Kejagung Diminta Tegas Respons Kasus Jiwasraya
A
A
A
JAKARTA - Federasi Serikat Pekerja BUMN Bersatu (FSPBB) mendesak Kejaksaan Agung (Kejagung) segera menangkap sejumlah mafia pasar modal, terkait dugaan kasus pembobolan investasi PT Asuransi Jiwasraya (Persero) yang merugikan negara hingga Rp13,7 T.
Sekretaris Jendral FSPPB, Tri Sasono meyakini di dalam kepemilikan saham PT Trada Alam Minera Tbk (TRAM) dan PT Inti Agri Resources Tbk (IIKP) yang dikelola Heru Hidayat, terdapat indikasi fraud dengan modus transaksi jual-beli saham dengan harga yang tidak wajar.

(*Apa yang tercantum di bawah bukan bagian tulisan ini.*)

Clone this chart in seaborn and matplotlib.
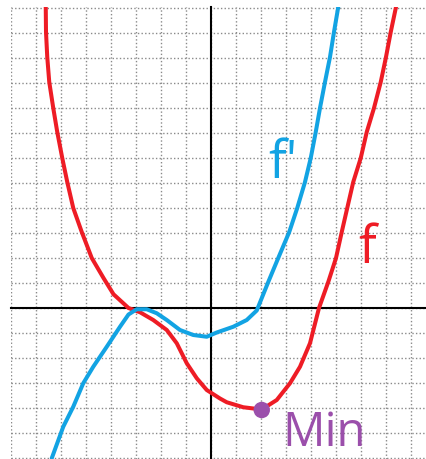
import numpy as np
import pandas as pd
import seaborn as sns
import matplotlib.pyplot as plt

# f (red), grid unit = 1
f_x = [-6.61, -6.6, -6.55, -6.47, -6.31, -6.15, -5.95, -5.75, -5.51, -5.17, -4.77, -4.3,
       -3.9, -3.3, -2.84, -2.31, -1.77, -1.37, -0.97, -0.57, -0.17, 0.36, 0.63, 1.29,
       2.03, 2.63, 3.16, 3.56, 3.96, 4.32, 4.69, 5.0, 5.23, 5.45, 5.69, 5.99, 6.23,
       6.52, 6.79, 7.0, 7.19, 7.4]
f_y = [12.04, 11.04, 10.04, 9.04, 8.0, 7.04, 6.0, 5.04, 4.0, 3.04, 2.0, 1.2,
       0.55, 0.0, -0.17, -0.48, -0.88, -1.41, -2.21, -2.81, -3.28, -3.62, -3.77, -3.97,
       -4.06, -3.68, -3.01, -2.35, -1.41, 0.0, 1.04, 2.0, 3.04, 4.0, 5.04, 6.0, 7.04,
       8.0, 9.04, 10.04, 11.04, 12.04]

# f' (blue)
fp_x = [-6.37, -5.91, -5.51, -5.11, -4.71, -4.17, -3.64, -3.3, -2.97, -2.57, -2.17, -1.77,
        -1.24, -0.71, -0.17, 0.23, 0.89, 1.43, 1.83, 2.29, 2.69, 3.13, 3.45, 3.76, 3.99,
        4.19, 4.36, 4.56, 4.76, 4.92, 5.09]
fp_y = [-6.01, -4.75, -3.95, -3.01, -2.35, -1.55, -0.75, -0.26, -0.05, -0.05, -0.21, -0.48,
        -0.88, -1.08, -1.15, -0.98, -0.75, -0.48, -0.1, 1.04, 2.0, 3.04, 4.0, 5.04, 6.0,
        7.04, 8.0, 9.04, 10.04, 11.04, 12.04]

min_x = [2.03]
min_y = [-4.08]

red = "#ee1c25"
blue = "#12a3e3"
purple = "#9b4fab"

df_f = pd.DataFrame({"x": f_x, "y": f_y})
df_fp = pd.DataFrame({"x": fp_x, "y": fp_y})
df_min = pd.DataFrame({"x": min_x, "y": min_y})

sns.set_style("white")
plt.rcParams["font.family"] = ["Open Sans", "DejaVu Sans"]

fig = plt.figure(figsize=(4.27, 4.59), dpi=100)
ax = fig.add_axes([11 / 427, 0, 416 / 427, 452 / 459])

sns.lineplot(data=df_f, x="x", y="y", sort=False, estimator=None, color=red, lw=2.9, ax=ax, zorder=3)
sns.lineplot(data=df_fp, x="x", y="y", sort=False, estimator=None, color=blue, lw=2.9, ax=ax, zorder=3)
sns.scatterplot(data=df_min, x="x", y="y", color=purple, s=140, edgecolor="none", ax=ax, zorder=4)

ax.set_xlim(-8, 8.64)
ax.set_ylim(-6.04, 12.04)
ax.set_xticks(np.arange(-8, 9))
ax.set_yticks(np.arange(-6, 13))
ax.set_xticklabels([])
ax.set_yticklabels([])
ax.set_xlabel("")
ax.set_ylabel("")

# axes through the origin
for side in ["top", "right"]:
    ax.spines[side].set_visible(False)
ax.spines["left"].set_position("zero")
ax.spines["bottom"].set_position("zero")
for side in ["left", "bottom"]:
    ax.spines[side].set_linewidth(1.5)
    ax.spines[side].set_color("black")
    ax.spines[side].set_zorder(2)
ax.tick_params(direction="inout", length=7, width=1.4, color="black")

ax.grid(True, linestyle=(0, (1, 1.6)), color="#8a8a8a", linewidth=1.0)
ax.set_axisbelow(True)

ax.text(2.28, 5.2, "f'", color=blue, fontsize=38, ha="left", va="baseline")
ax.text(5.88, 1.8, "f", color=red, fontsize=38, ha="left", va="baseline")
ax.text(2.84, -5.5, "Min", color=purple, fontsize=34, ha="left", va="baseline")

fig.savefig("out.png", dpi=100)
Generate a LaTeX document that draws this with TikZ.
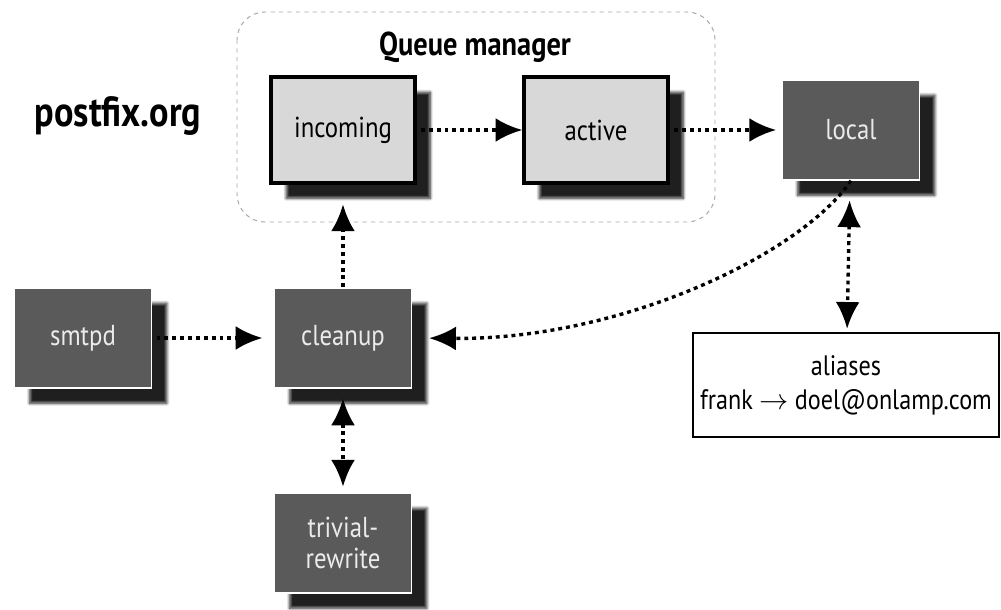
\documentclass[tikz,border=0pt]{standalone}
\usepackage{fontspec}
\setmainfont{PT Sans}[FakeStretch=0.86]
\usetikzlibrary{arrows.meta,shadows.blur}

\definecolor{procgray}{HTML}{5A5A5A}
\definecolor{queuegray}{HTML}{D8D8D8}

\begin{document}
\begin{tikzpicture}[x=0.025cm, y=-0.025cm, thick, >={Latex[length=19pt,width=17pt]},
		proc/.style={draw=white, line width=1pt, fill=procgray, text=white!92!black,
			minimum width=3.43cm, minimum height=2.5cm, inner sep=0pt, align=center,
			font=\fontsize{20.5}{22}\selectfont,
			blur shadow={shadow xshift=0.38cm, shadow yshift=-0.38cm, shadow opacity=88, shadow blur steps=8}},
		queue/.style={proc, draw=black, line width=2.4pt, fill=queuegray, text=black,
			minimum width=3.6cm, minimum height=2.65cm},
		flow/.style={line width=2.4pt, dash pattern=on 2.8pt off 2.8pt}]
		\useasboundingbox (0,0) rectangle (1001,610);

		% queue manager
		\draw[black!35, dashed, line width=0.7pt, rounded corners=0.7cm] (237,12) rectangle (715,222);
		\node[font=\bfseries\fontsize{23.5}{26}\selectfont] (qmtitle) at (475,47) {Queue manager};
		\node[font=\bfseries\fontsize{30}{34}\selectfont] (site) at (118,116) {postfix.org};

		\node[queue] (incoming) at (343,130) {incoming};
		\node[queue] (active) at (596,130) {active};
		\node[proc] (local) at (851,130) {local};
		\node[proc] (smtpd) at (83,338) {smtpd};
		\node[proc] (cleanup) at (343,338) {cleanup};
		\node[proc] (trivial) at (343,543) {trivial-\\rewrite};
		\node[draw, line width=2pt, fill=white, minimum width=7.65cm, minimum height=2.6cm,
			inner sep=1pt, align=center, font=\fontsize{20}{24}\selectfont] (aliases) at (846,385)
			{aliases\\frank $\rightarrow$ doel@onlamp.com};

		% connectors
		\draw[flow, ->, shorten <=3pt] (incoming) -- (active);
		\draw[flow, ->, shorten <=3pt, shorten >=4pt] (active) -- (local);
		\draw[flow, ->, shorten <=3pt, shorten >=8pt] (smtpd) -- (cleanup);
		\draw[flow, ->, shorten >=14pt] (cleanup) -- (incoming);
		\draw[flow, <->, shorten <=7pt, shorten >=4pt] (cleanup) -- (trivial);
		\draw[flow, <->, shorten <=14pt, shorten >=2pt] (local) -- (aliases);
		\draw[flow, ->, shorten >=12pt] (local.south) .. controls (800,255) and (620,340) .. (cleanup.east);
	\end{tikzpicture}
\end{document}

(Baca juga: Kejagung Terancam Dipraperadilankan Jika Tak Tetapkan Tersangka Kasus Jiwasraya)
Motifnya, direksi lama Jiwasraya di era Hendrisman Rahim dan Hary Prasetyo memborong saham TRAM dan IIKP dengan harga yang tinggi, namun selang beberapa bulan dua saham tadi jatuh dengan nilai yang sangat rendah.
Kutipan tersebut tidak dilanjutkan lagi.